What the engineer actually examines
The audit works through the load path from the previous chapters, member by member: columns — especially at ground and stilt level, where loads are highest and exposure is often worst; beams and slabs, for cracking patterns, deflection and corrosion signs; the building envelope — façades, terraces and external walls, where water enters; and the wet areas, tanks, shafts and plumbing zones that keep concrete saturated. Alongside the structure itself, the engineer reads its history: previous repairs, persistent complaint locations, and any earlier audit reports.
How the process runs
Inspect. The visual condition survey documents every observable defect — located, photographed, classified. In our practice this stage is extended by drone survey and photogrammetry, so upper-floor façades are documented at the same fidelity as the ground floor, and by full-building thermography, which reveals hidden moisture the eye cannot see.
Test.

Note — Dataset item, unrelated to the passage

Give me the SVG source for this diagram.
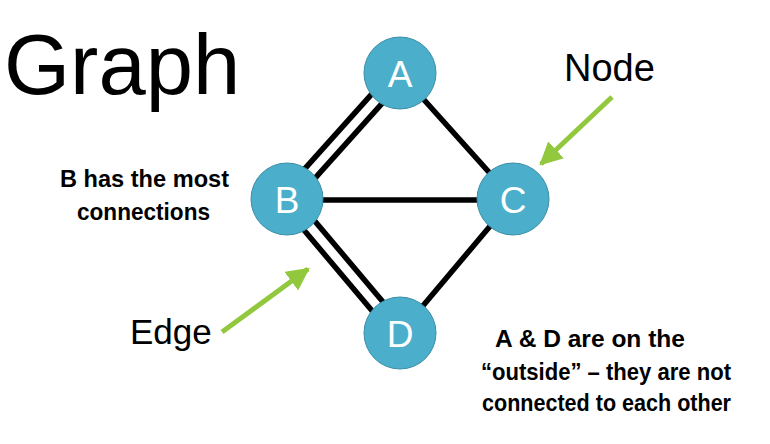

Visual findings raise questions only testing can answer: how deep has carbonation advanced? Is corrosion active inside that member? How sound is the concrete? Non-destructive tests — the subject of the next chapter — answer these without breaking the building open.
Analyse. Observations and test results are read together to name the mechanisms at work, their severity and their urgency. This is the step that separates an audit from an inspection — and it is pure engineering judgement.
Report. The findings become a document: defect maps, test interpretations, repair recommendations with priorities, specifications and a budget estimate. A society should be able to take this report straight into tendering.
What a proper report contains
- Scope, methodology and the standards followed
- Defect maps and photographic documentation, located on the building
- Test results with engineering interpretation — numbers alone are not findings
- The mechanisms identified, their severity and progression
- Repair recommendations with priorities and specifications
- A budget estimate for the recommended repairs
- The auditor's qualification and licence details
A useful test for committees: after reading the report, can you answer what is wrong, why, how urgent it is, what it will cost, and what to do first? If any of those is missing, the audit is incomplete — however thick the document.